Desde el otro lado del corredor, un grupo de periodistas le había oído y se abalanzaron sobre él acercándole a la boca sus pequeños magnetófonos. Le preguntaron por la novela, pero él respondió que no sabía nada de ella. Luego le siguieron por el pasillo, agobiándole y casi deteniéndole en ocasiones.
—¿Qué quiso decir su hermano antes de morir?
—Por favor, dejadme tomar un café y luego hablamos. Estoy muy cansado, no he dormido en toda la noche, vengo desde Valencia conduciendo; ahora sólo quiero ver a mi madre. Además, yo no sé nada, ni siquiera que mi hermano hubiera escrito una novela.
No pudo quitárselos de encima ni en la puerta de la sala de espera. Allí estaba su madre vestida de negro, enrojecida y llorosa, con un gran pañuelo mojado y arrugado en las manos.
Estaba sentada, como dormida, abrazada a la señora Ródenas. Al ver a Luis, ésta le apretó un poco las manos, despertándola de la sedación.

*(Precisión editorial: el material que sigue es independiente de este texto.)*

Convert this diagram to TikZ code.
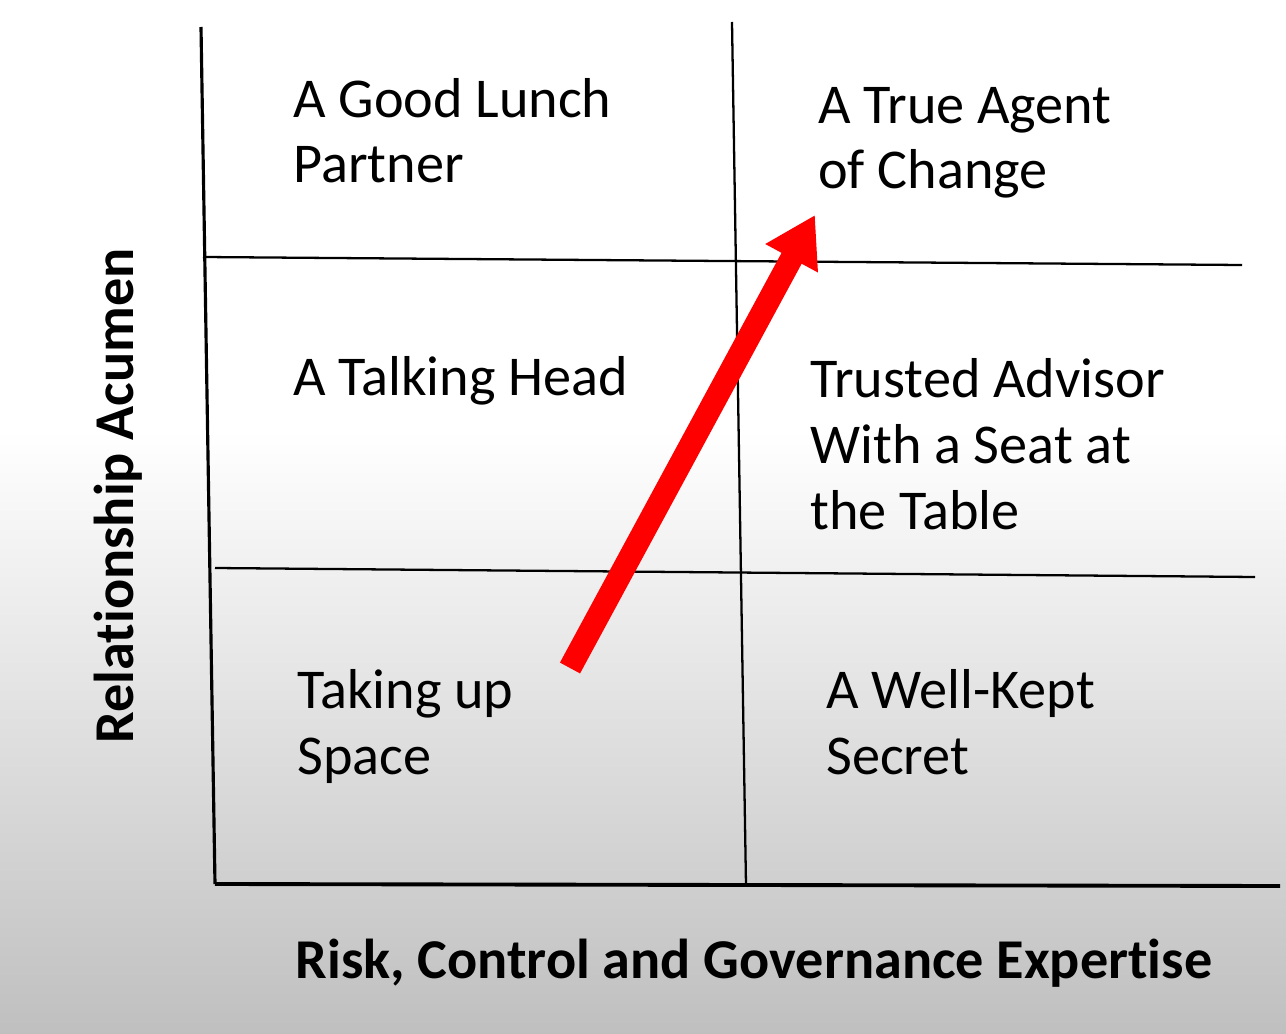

—María, María, es Luis, tu hijo.
Se abrazó a su madre llorando y ella apenas pudo articular su nombre entre el moqueo y el llanto entrecortado. Irrespetuosos, los periodistas seguían haciendo girar sus cintas como para captar los visajes de una agonía en la que las palabras habían sido sustituidas por gemidos y suspiros de dolor. Uno de ellos hizo una foto y Luis se volvió en un gesto violento.

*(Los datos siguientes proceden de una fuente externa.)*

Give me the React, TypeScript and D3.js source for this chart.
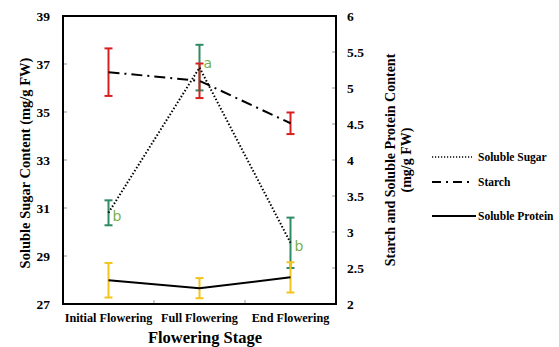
import React from "react";
import * as d3 from "d3";

const categories = ["Initial Flowering", "Full Flowering", "End Flowering"];
const sugar = [30.8, 36.85, 29.55];
const sugarErr = [0.52, 0.95, 1.05];
const starch = [5.22, 5.1, 4.51];
const starchErr = [0.33, 0.24, 0.15];
const protein = [2.33, 2.22, 2.37];
const proteinErr = [0.24, 0.14, 0.21];
const sugarLetters = ["b", "a", "b"];
const leftTicks = [27, 29, 31, 33, 35, 37, 39];
const rightTicks = [2, 2.5, 3, 3.5, 4, 4.5, 5, 5.5, 6];

const W = 559, H = 347;
const L = 63, R = 336, T = 16, B = 304;
const font = "'Liberation Serif', 'Times New Roman', serif";

export default function App() {
  const x = d3.scaleBand().domain(categories).range([L, R]);
  const yL = d3.scaleLinear().domain([27, 39]).range([B, T]);
  const yR = d3.scaleLinear().domain([2, 6]).range([B, T]);
  const cx = (c: string) => (x(c) as number) + x.bandwidth() / 2;
  const line = (vals: number[], s: d3.ScaleLinear<number, number>) =>
    d3.line<number>().x((_, i) => cx(categories[i])).y((v) => s(v))(vals) as string;

  const errBars = (vals: number[], errs: number[], s: d3.ScaleLinear<number, number>, color: string) =>
    vals.map((v, i) => {
      const xx = cx(categories[i]);
      const y1 = s(v + errs[i]);
      const y2 = s(v - errs[i]);
      return (
        <g key={i} stroke={color} strokeWidth={2}>
          <line x1={xx} x2={xx} y1={y1} y2={y2} />
          <line x1={xx - 4} x2={xx + 4} y1={y1} y2={y1} />
          <line x1={xx - 4} x2={xx + 4} y1={y2} y2={y2} />
        </g>
      );
    });

  const green = "#2e8b64";
  const red = "#d81e1e";
  const yellow = "#f2c41c";
  const letterColor = "#76b04a";

  return (
    <svg width={W} height={H} style={{ position: "absolute", left: 0, top: 0, background: "#fff" }} fontFamily={font}>
      {leftTicks.map((t) => (
        <line key={"lt" + t} x1={L} x2={L + 4} y1={yL(t)} y2={yL(t)} stroke="#999" strokeWidth={1} />
      ))}
      {rightTicks.map((t) => (
        <line key={"rt" + t} x1={R - 4} x2={R} y1={yR(t)} y2={yR(t)} stroke="#999" strokeWidth={1} />
      ))}
      {categories.slice(1).map((c) => (
        <line key={"xt" + c} x1={x(c) as number} x2={x(c) as number} y1={B} y2={B - 4} stroke="#999" strokeWidth={1} />
      ))}
      <rect x={L} y={T} width={R - L} height={B - T} fill="none" stroke="#000" strokeWidth={2} />

      {errBars(sugar, sugarErr, yL, green)}
      {errBars(starch, starchErr, yR, red)}
      {errBars(protein, proteinErr, yR, yellow)}

      <path d={line(sugar, yL)} fill="none" stroke="#000" strokeWidth={2} strokeDasharray="1.5,2" />
      <path d={line(starch, yR)} fill="none" stroke="#000" strokeWidth={2} strokeDasharray="11,5,2,5" />
      <path d={line(protein, yR)} fill="none" stroke="#000" strokeWidth={2} />

      {sugarLetters.map((l, i) => (
        <text key={"l" + i} x={cx(categories[i]) + 4} y={yL(sugar[i]) + (i === 1 ? 0 : 8)} fontSize={14} fill={letterColor} fontFamily="'DejaVu Sans', sans-serif">
          {l}
        </text>
      ))}

      {leftTicks.map((t) => (
        <text key={"ll" + t} x={50} y={yL(t)} dy="0.35em" textAnchor="end" fontSize={13.5} fontWeight="bold">
          {t}
        </text>
      ))}
      {rightTicks.map((t) => (
        <text key={"rl" + t} x={347} y={yR(t)} dy="0.35em" textAnchor="start" fontSize={13.5} fontWeight="bold">
          {t}
        </text>
      ))}
      {categories.map((c) => (
        <text key={"xl" + c} x={cx(c)} y={322} textAnchor="middle" fontSize={12.2} fontWeight="bold">
          {c}
        </text>
      ))}
      <text x={205} y={343} textAnchor="middle" fontSize={16.5} fontWeight="bold">Flowering Stage</text>
      <text transform={`translate(30,${(T + B) / 2 + 3}) rotate(-90)`} textAnchor="middle" fontSize={14.5} fontWeight="bold">
        Soluble Sugar Content (mg/g FW)
      </text>
      <text transform={`translate(395,${(T + B) / 2}) rotate(-90)`} textAnchor="middle" fontSize={14} fontWeight="bold">
        Starch and Soluble Protein Content
      </text>
      <text transform={`translate(411,${(T + B) / 2}) rotate(-90)`} textAnchor="middle" fontSize={14} fontWeight="bold">
        (mg/g FW)
      </text>

      <g fontSize={11.5} fontWeight="bold">
        <line x1={432} x2={472} y1={157} y2={157} stroke="#000" strokeWidth={1.5} strokeDasharray="1.2,1.8" />
        <text x={478} y={157} dy="0.35em">Soluble Sugar</text>
        <line x1={432} x2={474} y1={182} y2={182} stroke="#000" strokeWidth={2} strokeDasharray="9,5,2,5" />
        <text x={478} y={182} dy="0.35em">Starch</text>
        <line x1={432} x2={476} y1={216} y2={216} stroke="#000" strokeWidth={2} />
        <text x={478} y={216} dy="0.35em">Soluble Protein</text>
      </g>
    </svg>
  );
}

—Vete a la mierda, hombre, ya está bien, ¿no te parece?
Cerró el acceso a la sala dando un portazo y volvió a abrazarse a su madre. Ella repetía llorando el nombre de su hijo muerto. Lo hacía en diminutivo, como queriendo regresar a una infancia de Antonio que ahora se alejaba a gran velocidad. Una mujer con uniforme verde se acercó a la señora Ródenas y le hizo unas preguntas burocráticas sobre el cadáver. Ésta respondió en voz baja, como cuando al acostarse les contaba cuentos a Antonio y a él en los veranos de Vilassar.